What Going Back to Middle School Taught Me About Life

Before I got this job and started my big-girl life, I spent a year doing a lot of substitute teaching for grades 5-12. Highschoolers could always spot me for the young person I am, forcing me to walk the precarious tightrope of “young cool sub”(you know the one who is both fun AND strict?) But the middle schoolers… The middle schoolers thought I was a grownup. They called me Ms. Thieme with perfect sincerity, and asked me how many babies I have. 

At first I wondered how they never caught on to the fact that I had no clue what I was doing, but then as I kept working with them I realized that they are CHILDREN. They are so young! I know it’s been over a decade, but middle school doesn’t feel that long ago to me. I still hold onto so much awkwardness that I feel like middle-school-grace about a quarter of the time. Was I that clueless at 12?

Because y’all they are SO YOUNG! They’re fledgling teenagers, showing all of the signs of impending teenagerhood, but tempered by the last vestiges of childhood honesty. They cannot be subtle. They have “secret” crushes, they’re catty, they play power games… But standing at the front of the classroom you can see all of it playing out in real time. They’re (sometimes literally) SCREAMING their inner thoughts at you at all times. 

So while I often associate my present-day awkwardness with middle school, I know that middle-school-grace could never comprehend the subtlety of the awkwardness that I experience as a baby-adult.
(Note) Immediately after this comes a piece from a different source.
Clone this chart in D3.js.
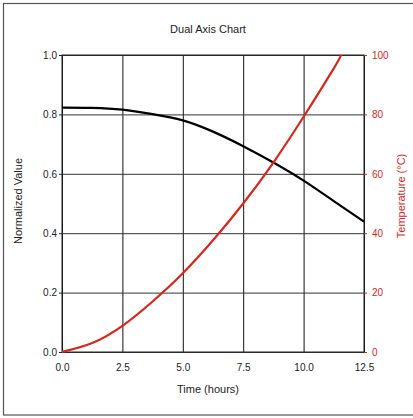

Honestly, realizing that was a game changer. It made me start to actually feel like the adult in that room. I may not feel like a grownup in any other aspect of my life, but in front of a room full of 12 year olds? Just being able to hide what you’re thinking is enough to make you feel like you have your shit together. 
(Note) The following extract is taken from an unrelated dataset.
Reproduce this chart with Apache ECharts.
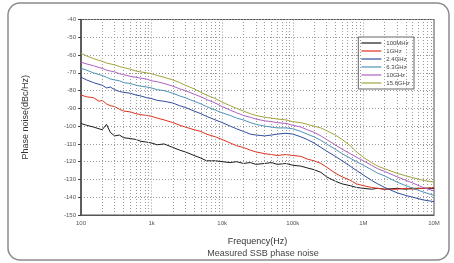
<!DOCTYPE html>
<html>
<head>
<meta charset="utf-8">
<script src="https://cdn.jsdelivr.net/npm/echarts@6/dist/echarts.min.js"></script>
<style>
  html, body { margin: 0; padding: 0; background: #fff; }
  #chart { width: 454px; height: 263px; }
</style>
</head>
<body>
<div id="chart"></div>
<script>
// 频率点 (Hz)
const freqs = [100, 120, 150, 180, 200, 230, 260, 300, 350, 400, 500, 600, 700, 850,
  1000, 1200, 1500, 2000, 2500, 3000, 4000, 5000, 6000, 8000,
  10000, 13000, 16000, 20000, 25000, 30000, 40000, 50000, 60000, 80000,
  100000, 130000, 160000, 200000, 250000, 300000, 400000, 500000, 650000, 800000,
  1000000, 1300000, 1600000, 2000000, 3000000, 4000000, 5000000, 7000000, 10000000];

// 各载波的相位噪声 (dBc/Hz)
const noise100M = [-98.5, -99.5, -100.5, -101.5, -102, -99, -103.5, -105.5, -105, -106.5, -107, -107.5, -108.5, -109,
  -109.5, -110.5, -110, -112, -113.5, -114.5, -116.5, -118, -119.5, -119.5,
  -120, -120.5, -120, -121, -120.5, -121.5, -121, -120.5, -121.5, -121,
  -122, -122.5, -123.5, -124.5, -126, -128.5, -131, -132.5, -133.5, -134.5,
  -135, -135.5, -135, -135.5, -135, -135.5, -135, -135, -135];
const noise1G = [-82.5, -83.5, -84, -86, -85.5, -87.5, -88.5, -89, -90.5, -91.5, -92, -93, -93.5, -94,
  -94.5, -95.5, -96.5, -98, -99.5, -100.5, -102, -103, -104.5, -106,
  -107.5, -109.5, -111, -112, -113.5, -114.5, -115.5, -116, -116.5, -116,
  -116.5, -117, -118.5, -119.5, -121, -123, -126.5, -128.5, -130.5, -132.5,
  -133.5, -134.5, -135, -135.5, -135.5, -135, -135.5, -135, -134.5];
const noise2G4 = [-72.5, -74, -75.5, -76.5, -77, -78.5, -78, -79.5, -80.5, -81, -81.5, -82.5, -83, -84,
  -84.5, -85.5, -86, -87, -88.5, -89.5, -91.5, -93, -94.5, -96.5,
  -98, -100, -101.5, -103, -104.5, -105, -105.5, -105, -104.5, -104,
  -104.5, -106, -107.5, -109.5, -112, -114, -117, -119.5, -122.5, -125,
  -127.5, -130.5, -132.5, -134.5, -137.5, -139, -140, -141.5, -142.5];
const noise6G3 = [-67.5, -68.5, -70, -71, -71.5, -72.5, -73.5, -74, -74.5, -75.5, -76, -77, -77.5, -78,
  -78.5, -79.5, -80, -81.5, -83, -84, -86, -87.5, -89, -91,
  -92.5, -94, -95.5, -96.5, -98, -99, -100, -100.5, -101, -101,
  -101.5, -103, -104.5, -106, -108, -110, -113, -115.5, -118, -120,
  -122, -124.5, -126.5, -128, -131.5, -133.5, -135, -137, -139];
const noise10G = [-64, -65, -66, -67, -67.5, -68.5, -69, -69.5, -70.5, -71, -72, -72.5, -73, -73.5,
  -74.5, -75, -76, -77.5, -79, -80, -82, -83.5, -85, -87,
  -89, -91, -92.5, -94, -95, -96, -97, -97.5, -98, -98.5,
  -99.5, -100.5, -102, -103.5, -105.5, -107.5, -110.5, -113, -115.5, -117.5,
  -119.5, -122, -124, -125.5, -128.5, -130.5, -132, -134.5, -136.5];
const noise15G6 = [-59, -60.5, -62, -63, -63.5, -64.5, -65, -65.5, -66.5, -67, -68, -69, -69.5, -70,
  -70.5, -71.5, -72.5, -74, -75.5, -77, -79, -81, -82.5, -84.5,
  -86.5, -88.5, -90, -91.5, -93, -94, -95, -95.5, -96, -96.5,
  -97.5, -98, -99, -100, -101, -102.5, -105, -107.5, -111, -114.5,
  -117.5, -120.5, -122.5, -124, -126.5, -128, -129, -130.5, -131.5];

const seriesNames = ['100MHz', '1GHz', '2.4GHz', '6.3GHz', '10GHz', '15.6GHz'];
const seriesData = [noise100M, noise1G, noise2G4, noise6G3, noise10G, noise15G6];
const seriesColors = ['#1a1a1a', '#e0301e', '#2f4f9c', '#4f93b8', '#b060c0', '#a3a33c'];

// 坐标轴刻度标签
const xTickValues = [100, 1000, 10000, 100000, 1000000, 10000000];
const xTickLabels = ['100', '1k', '10k', '100k', '1M', '10M'];
// 十倍频程内的次网格线
const minorGrid = [200, 300, 400, 500, 600, 700, 800, 900,
  2000, 3000, 4000, 5000, 6000, 7000, 8000, 9000,
  20000, 30000, 40000, 50000, 60000, 70000, 80000, 90000,
  200000, 300000, 400000, 500000, 600000, 700000, 800000, 900000,
  2000000, 3000000, 4000000, 5000000, 6000000, 7000000, 8000000, 9000000];

const font = 'Liberation Sans, Arial, sans-serif';
const gridColor = '#9a9a9a';

// 组装 [x, y] 数据
function pairs(ys) {
  return freqs.map((f, i) => [f, ys[i]]);
}

function buildOption() {
  let series = seriesNames.map((name, k) => ({
    name: name,
    type: 'line',
    symbol: 'none',
    smooth: false,
    data: pairs(seriesData[k]),
    lineStyle: { width: 1, color: seriesColors[k] },
    itemStyle: { color: seriesColors[k] },
    z: 3 + k
  }));
  // 次网格线 (虚线)
  series.push({
    name: 'minor',
    type: 'line',
    data: [],
    silent: true,
    markLine: {
      silent: true,
      symbol: 'none',
      label: { show: false },
      lineStyle: { color: gridColor, type: [1, 2], width: 1 },
      data: minorGrid.map(v => ({ xAxis: v }))
    },
    z: 1
  });

  return {
    animation: false,
    backgroundColor: '#fff',
    textStyle: { fontFamily: font },
    graphic: [{
      type: 'rect',
      z: -10,
      shape: { x: 8, y: 3, width: 441, height: 257, r: 12 },
      style: { fill: 'none', stroke: '#8a8a8a', lineWidth: 1.5 }
    }],
    title: {
      text: 'Measured SSB phase noise',
      left: 258,
      textAlign: 'center',
      top: 244,
      textStyle: { fontSize: 9, fontWeight: 'normal', color: '#444', fontFamily: font }
    },
    grid: { left: 81, right: 20, top: 19.5, bottom: 48, show: true, borderColor: '#555', borderWidth: 1 },
    legend: {
      data: seriesNames,
      orient: 'vertical',
      right: 40,
      top: 37,
      icon: 'rect',
      itemWidth: 20,
      itemHeight: 1.2,
      itemGap: 2,
      padding: [3, 4, 3, 3],
      borderColor: '#666',
      borderWidth: 1,
      backgroundColor: '#fff',
      textStyle: { fontSize: 6, color: '#444', fontFamily: font }
    },
    xAxis: {
      type: 'log',
      logBase: 10,
      min: 100,
      max: 10000000,
      name: 'Frequency(Hz)',
      nameLocation: 'middle',
      nameGap: 22,
      nameTextStyle: { fontSize: 9, color: '#333', fontFamily: font },
      axisLine: { show: true, onZero: false, lineStyle: { color: '#555' } },
      axisTick: { show: false },
      axisLabel: {
        fontSize: 6,
        color: '#555',
        margin: 5,
        formatter: function (v) {
          let i = xTickValues.indexOf(Math.round(v));
          return i >= 0 ? xTickLabels[i] : '';
        }
      },
      splitLine: { show: true, lineStyle: { color: gridColor, type: [1, 2] } }
    },
    yAxis: {
      type: 'value',
      min: -150,
      max: -40,
      interval: 10,
      name: 'Phase noise(dBc/Hz)',
      nameLocation: 'middle',
      nameGap: 51,
      nameTextStyle: { fontSize: 9, color: '#333', fontFamily: font },
      axisLine: { show: true, lineStyle: { color: '#444', width: 1.5 } },
      axisTick: { show: true, length: 3, lineStyle: { color: '#444' } },
      axisLabel: { fontSize: 6, color: '#555', margin: 5 },
      splitLine: { show: true, lineStyle: { color: gridColor, type: [1, 2] } }
    },
    series: series
  };
}

const chart = echarts.init(document.getElementById('chart'), null, { renderer: 'canvas' });
chart.setOption(buildOption());
</script>
</body>
</html>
I’m not trying to say that hanging out with middle schoolers is the answer to feeling like a grownup, but honestly it helped. Middle schoolers are trying so hard to be cool young adults, but they fail SO HARD that it makes you automatically feel grown up by comparison. I can drive, I have money of my own, I can cook, I’ve had sex, I can travel by myself… Not to mention that I have a degree, a job, and an apartment. 
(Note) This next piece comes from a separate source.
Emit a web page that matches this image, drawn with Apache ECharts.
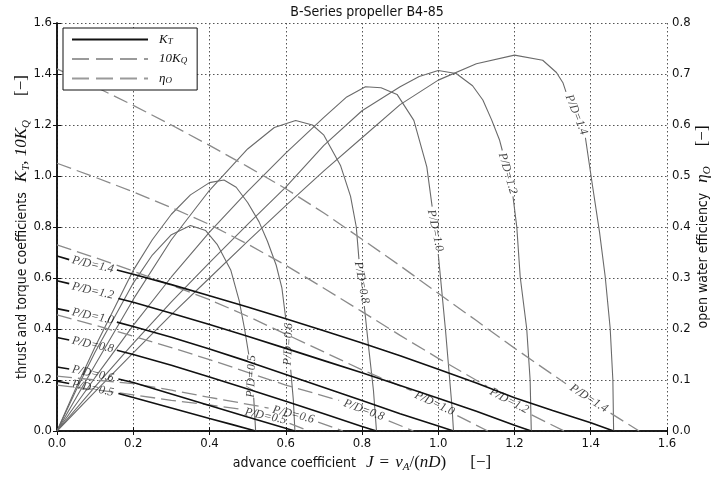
<!DOCTYPE html>
<html><head><meta charset="utf-8">
<script src="https://cdn.jsdelivr.net/npm/echarts@6/dist/echarts.min.js"></script>
<style>html,body{margin:0;padding:0;background:#fff}#c{width:713px;height:480px}</style>
</head><body><div id="c"></div>
<script>
// ---------- data ----------
const G = '-'; // gap in a curve (where the inline label sits)
const PD = ['0.5','0.6','0.8','1.0','1.2','1.4'];

// thrust coefficient K_T  [J, KT]
const KT_05 = [[0,0.195],[0.032,0.186],[0.09,G],[0.161,0.147],[0.2,0.131],[0.3,0.09],[0.4,0.049],[0.46,0.025],[0.521,0]];
const KT_06 = [[0,0.251],[0.032,0.243],[0.09,G],[0.161,0.204],[0.2,0.19],[0.3,0.145],[0.4,0.1],[0.5,0.055],[0.624,0]];
const KT_08 = [[0,0.367],[0.032,0.357],[0.09,G],[0.157,0.317],[0.2,0.3],[0.3,0.258],[0.4,0.212],[0.5,0.165],[0.6,0.117],[0.7,0.068],[0.8,0.018],[0.838,0]];
const KT_10 = [[0,0.48],[0.032,0.47],[0.09,G],[0.157,0.427],[0.2,0.41],[0.3,0.368],[0.4,0.322],[0.5,0.273],[0.6,0.222],[0.7,0.171],[0.8,0.12],[0.9,0.068],[1.0,0.02],[1.04,0]];
const KT_12 = [[0,0.589],[0.032,0.578],[0.09,G],[0.161,0.52],[0.2,0.505],[0.3,0.462],[0.4,0.418],[0.5,0.372],[0.6,0.324],[0.7,0.276],[0.8,0.228],[0.9,0.178],[1.0,0.128],[1.1,0.077],[1.2,0.023],[1.244,0]];
const KT_14 = [[0,0.686],[0.032,0.672],[0.09,G],[0.157,0.631],[0.2,0.615],[0.3,0.574],[0.4,0.53],[0.5,0.486],[0.6,0.44],[0.7,0.393],[0.8,0.345],[0.9,0.295],[1.0,0.242],[1.1,0.188],[1.2,0.13],[1.3,0.08],[1.4,0.032],[1.46,0]];

// torque coefficient 10 K_Q  [J, 10KQ]
const KQ_05 = [[0,0.18],[0.1,0.162],[0.2,0.142],[0.3,0.12],[0.4,0.102],[0.485,0.085],[0.55,G],[0.61,0.03],[0.66,0]];
const KQ_06 = [[0,0.215],[0.1,0.2],[0.2,0.186],[0.3,0.16],[0.4,0.132],[0.489,0.108],[0.555,0.09],[0.62,G],[0.685,0.035],[0.75,0]];
const KQ_08 = [[0,0.455],[0.1,0.415],[0.2,0.372],[0.3,0.327],[0.4,0.28],[0.5,0.23],[0.6,0.18],[0.74,0.12],[0.8,G],[0.87,0.04],[0.935,0]];
const KQ_10 = [[0,0.73],[0.1,0.68],[0.2,0.627],[0.3,0.572],[0.4,0.515],[0.5,0.45],[0.6,0.38],[0.7,0.31],[0.8,0.24],[0.93,0.158],[0.99,G],[1.05,0.06],[1.13,0]];
const KQ_12 = [[0,1.05],[0.1,0.995],[0.2,0.938],[0.3,0.876],[0.4,0.81],[0.5,0.733],[0.6,0.65],[0.7,0.56],[0.8,0.468],[0.9,0.375],[1.0,0.285],[1.128,0.175],[1.19,G],[1.245,0.063],[1.33,0]];
const KQ_14 = [[0,1.42],[0.1,1.35],[0.2,1.277],[0.3,1.2],[0.4,1.12],[0.5,1.037],[0.6,0.95],[0.7,0.855],[0.8,0.752],[0.9,0.648],[1.0,0.54],[1.1,0.433],[1.2,0.325],[1.335,0.185],[1.39,G],[1.452,0.07],[1.527,0]];

// open water efficiency eta_O  [J, eta]
const ETA_05 = [[0,0],[0.05,0.08],[0.1,0.155],[0.15,0.222],[0.2,0.29],[0.25,0.345],[0.3,0.385],[0.35,0.403],[0.39,0.393],[0.42,0.366],[0.456,0.315],[0.478,0.255],[0.492,0.2],[0.503,0.15],[0.51,G],[0.516,0.065],[0.521,0]];
const ETA_06 = [[0,0],[0.05,0.085],[0.1,0.165],[0.15,0.24],[0.2,0.315],[0.25,0.375],[0.3,0.425],[0.35,0.463],[0.4,0.487],[0.438,0.492],[0.47,0.478],[0.5,0.448],[0.53,0.41],[0.552,0.372],[0.575,0.325],[0.59,0.28],[0.6,0.22],[0.607,G],[0.613,0.12],[0.62,0.06],[0.624,0]];
const ETA_08 = [[0,0],[0.1,0.13],[0.2,0.258],[0.3,0.375],[0.4,0.472],[0.5,0.553],[0.57,0.595],[0.626,0.609],[0.67,0.6],[0.7,0.58],[0.744,0.52],[0.77,0.46],[0.785,0.4],[0.792,0.337],[0.8,G],[0.806,0.245],[0.818,0.16],[0.83,0.08],[0.838,0]];
const ETA_10 = [[0,0],[0.1,0.105],[0.2,0.207],[0.3,0.302],[0.4,0.39],[0.5,0.47],[0.6,0.545],[0.7,0.615],[0.76,0.655],[0.809,0.675],[0.85,0.673],[0.892,0.66],[0.936,0.609],[0.97,0.518],[0.984,0.44],[0.992,G],[1.0,0.347],[1.019,0.198],[1.036,0.048],[1.04,0]];
const ETA_12 = [[0,0],[0.1,0.087],[0.2,0.172],[0.3,0.253],[0.4,0.33],[0.5,0.405],[0.6,0.478],[0.7,0.56],[0.8,0.628],[0.9,0.675],[0.95,0.695],[1.0,0.707],[1.047,0.701],[1.09,0.677],[1.117,0.649],[1.14,0.61],[1.161,0.57],[1.168,0.55],[1.182,G],[1.196,0.46],[1.206,0.4],[1.215,0.302],[1.232,0.201],[1.241,0.1],[1.244,0]];
const ETA_14 = [[0,0],[0.1,0.077],[0.2,0.153],[0.3,0.228],[0.4,0.3],[0.5,0.372],[0.6,0.442],[0.7,0.51],[0.8,0.575],[0.9,0.64],[1.0,0.688],[1.1,0.72],[1.2,0.737],[1.274,0.727],[1.31,0.703],[1.327,0.683],[1.335,0.665],[1.362,G],[1.386,0.575],[1.405,0.479],[1.423,0.39],[1.438,0.302],[1.451,0.201],[1.458,0.1],[1.46,0]];

// inline label anchors [J, value] in the same order as PD
const KT_LABEL_AT  = [[0.094,0.167],[0.094,0.225],[0.094,0.338],[0.094,0.45],[0.094,0.549],[0.094,0.652]];
const KQ_LABEL_AT  = [[0.547,0.058],[0.62,0.064],[0.805,0.082],[0.99,0.108],[1.186,0.118],[1.395,0.128]];
const ETA_LABEL_AT = [[0.51,0.107],[0.607,0.17],[0.799,0.291],[0.992,0.393],[1.182,0.505],[1.362,0.62]];

const X_TICK_LABELS = ['0.0','0.2','0.4','0.6','0.8','1.0','1.2','1.4','1.6'];
const TITLE = 'B-Series propeller B4-85';

// ---------- styling / option building ----------
const KT_ALL = [KT_05,KT_06,KT_08,KT_10,KT_12,KT_14];
const KQ_ALL = [KQ_05,KQ_06,KQ_08,KQ_10,KQ_12,KQ_14];
const ETA_ALL = [ETA_05,ETA_06,ETA_08,ETA_10,ETA_12,ETA_14];
const KT_ROT  = [-12,-12,-12,-12,-13,-13];
const KQ_ROT  = [-12,-14,-20,-25,-28,-33];
const ETA_ROT = [88,88,-80,-78,-74,-68];

const SANS = "'Liberation Sans Narrow','Arial Narrow','DejaVu Sans Condensed','Liberation Sans',sans-serif";
const SERIF = "'Liberation Serif','DejaVu Serif',serif";
const KT_STYLE  = {color:'#111', width:1.6, type:'solid'};
const KQ_STYLE  = {color:'#8a8a8a', width:1.3, type:[15,6]};
const ETA_STYLE = {color:'#6a6a6a', width:1.1, type:'solid'};
const MATH = {fontFamily:SERIF, fontStyle:'italic', fontSize:17, color:'#111', lineHeight:20};
const UP = {fontFamily:SERIF, fontSize:17, color:'#111', lineHeight:20};
const rich = {
  t:{fontFamily:SANS, fontSize:14, color:'#111', lineHeight:20},
  m:MATH,
  m1:Object.assign({}, MATH, {padding:[0,0,0,10]}),
  r:UP,
  eq:Object.assign({}, UP, {padding:[0,6,0,6]}),
  s:{fontFamily:SERIF, fontStyle:'italic', fontSize:11, color:'#111', verticalAlign:'bottom'},
  b:Object.assign({}, UP, {padding:[0,0,0,24]}),
  bl:Object.assign({}, UP, {padding:[0,0,0,24]}),
  br:Object.assign({}, UP, {padding:[0,0,0,20]})
};

const series = [];
function addLines(all, style, yIdx, z, tag){
  all.forEach((d,i)=>series.push({
    type:'line', name:tag+PD[i], data:d, xAxisIndex:0, yAxisIndex:yIdx,
    symbol:'none', showSymbol:false, connectNulls:false, silent:true, z:z,
    lineStyle:style, itemStyle:{color:style.color}, emphasis:{disabled:true}
  }));
}
addLines(ETA_ALL, ETA_STYLE, 1, 2, 'eta');
addLines(KQ_ALL, KQ_STYLE, 0, 3, 'kq');
addLines(KT_ALL, KT_STYLE, 0, 4, 'kt');

function addLabels(at, rots, yIdx){
  series.push({
    type:'scatter', xAxisIndex:0, yAxisIndex:yIdx, symbolSize:1, silent:true, z:6,
    itemStyle:{color:'rgba(0,0,0,0)'},
    data: at.map((p,i)=>({name:'P/D='+PD[i], value:p, label:{rotate:rots[i]}})),
    label:{show:true, position:'inside', formatter:'{b}', align:'center', verticalAlign:'middle',
      fontFamily:SERIF, fontStyle:'italic', fontSize:12, color:'#111'}
  });
}
addLabels(KT_LABEL_AT, KT_ROT, 0);
addLabels(KQ_LABEL_AT, KQ_ROT, 0);
addLabels(ETA_LABEL_AT, ETA_ROT, 1);

// legend-only entries
series.push({type:'line', name:'KT', data:[], symbol:'none', lineStyle:{color:'#111', width:1.6}, itemStyle:{color:'#111'}});
series.push({type:'line', name:'KQ', data:[], symbol:'none', lineStyle:{color:'#9a9a9a', width:1.4, type:[17,7]}, itemStyle:{color:'#9a9a9a'}});
series.push({type:'line', name:'ETA', data:[], symbol:'none', lineStyle:{color:'#9a9a9a', width:1.4, type:[17,7]}, itemStyle:{color:'#9a9a9a'}});

const LEGEND_TEXT = {KT:'{m|K}{s|T}', KQ:'{m|10K}{s|Q}', ETA:'{m|η}{s|O}'};
const axisLine = {show:true, lineStyle:{color:'#111', width:1.5}};
const tick = {show:true, inside:true, length:4, lineStyle:{color:'#111'}};
const grid = {show:true, lineStyle:{color:'#555', width:1, type:[1.5,2.5]}};
const tickLabel = {fontFamily:SANS, fontSize:13, color:'#111'};

const option = {
  animation:false,
  backgroundColor:'#fff',
  title:{text:TITLE, left:362, top:0, textAlign:'center',
    textStyle:{fontFamily:SANS, fontSize:14, fontWeight:'normal', color:'#111'}},
  legend:{data:['KT','KQ','ETA'], orient:'vertical', left:63, top:28,
    padding:[5,10,5,8], itemGap:6.5, itemWidth:76, itemHeight:14,
    backgroundColor:'#fff', borderColor:'#111', borderWidth:1, z:10,
    selectedMode:false, itemStyle:{opacity:0, borderWidth:0},
    formatter:n=>LEGEND_TEXT[n],
    textStyle:{rich:{m:{fontFamily:SERIF, fontStyle:'italic', fontSize:13, color:'#111', padding:[0,0,0,6]},
                     s:{fontFamily:SERIF, fontStyle:'italic', fontSize:9, color:'#111', verticalAlign:'bottom'}}}},
  grid:{left:57, right:46, top:23, bottom:49, containLabel:false, outerBoundsMode:'none'},
  xAxis:[
    {type:'value', min:0, max:1.6, interval:0.2, position:'bottom',
     axisLine:axisLine, axisTick:tick, splitLine:grid,
     axisLabel:Object.assign({margin:6, formatter:(v)=>X_TICK_LABELS[Math.round(v/0.2)]}, tickLabel),
     name:'{t|advance coefficient}{m1|J}{eq|=}{m|v}{s|A}{r|/(}{m|nD}{r|)}{b|[−]}',
     nameLocation:'middle', nameGap:22, nameMoveOverlap:false, nameTextStyle:{rich:rich}},
    {type:'value', min:0, max:1.6, interval:0.2, position:'top',
     axisLine:axisLine, axisTick:tick, splitLine:{show:false}, axisLabel:{show:false}}
  ],
  yAxis:[
    {type:'value', min:0, max:1.6, interval:0.2, position:'left',
     axisLine:axisLine, axisTick:tick, splitLine:grid,
     axisLabel:Object.assign({margin:5, formatter:(v)=>v.toFixed(1)}, tickLabel),
     name:'{t|thrust and torque coefficients}{m1|K}{s|T}{m|, 10K}{s|Q}{bl|[−]}',
     nameLocation:'middle', nameRotate:90, nameGap:25, nameMoveOverlap:false, nameTextStyle:{rich:rich}},
    {type:'value', min:0, max:0.8, interval:0.1, position:'right',
     axisLine:axisLine, axisTick:tick, splitLine:{show:false},
     axisLabel:Object.assign({margin:5, formatter:(v)=>v.toFixed(1)}, tickLabel),
     name:'{t|open water efficiency}{m1|η}{s|O}{br|[−]}',
     nameLocation:'middle', nameRotate:90, nameGap:26, nameMoveOverlap:false, nameTextStyle:{rich:rich}}
  ],
  series:series
};
const chart = echarts.init(document.getElementById('c'), null, {renderer:'canvas'});
chart.setOption(option);
</script>
</body></html>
I get caught up all the time looking at my friends who are a few years older, who make more money than me, who are getting engaged, investing in the stock market, or having babies, and thinking “those people are real adults, and I am just pretending”. I so often feel like a failure in comparison, but you know what helps? Remembering the feeling of standing in front of that middle school classroom, and holding onto the feeling of being the grownup in the room. 

See, middle schoolers (middle school grace included) don’t even know enough about the world to be impressed by all the picky pieces, the insurance and the taxes. They only see the big things, the important things — I am independent, I have self control, I can problem-solve. In their eyes I check all the grownup boxes. 

To conclude this ramble I’m going to give you a free piece of teaching advice, the most important thing those middle schoolers taught me: If you walk into a classroom knowing that you are the adult in the room and absolutely expecting that children will listen to you… They will.

Based solely on this observation, my developing hypothesis is that adulthood is much more a state of mind than a set of skills. The question, of course, is which comes first?

I am fully confident that by the time I have an answer to that question I will be a real adult.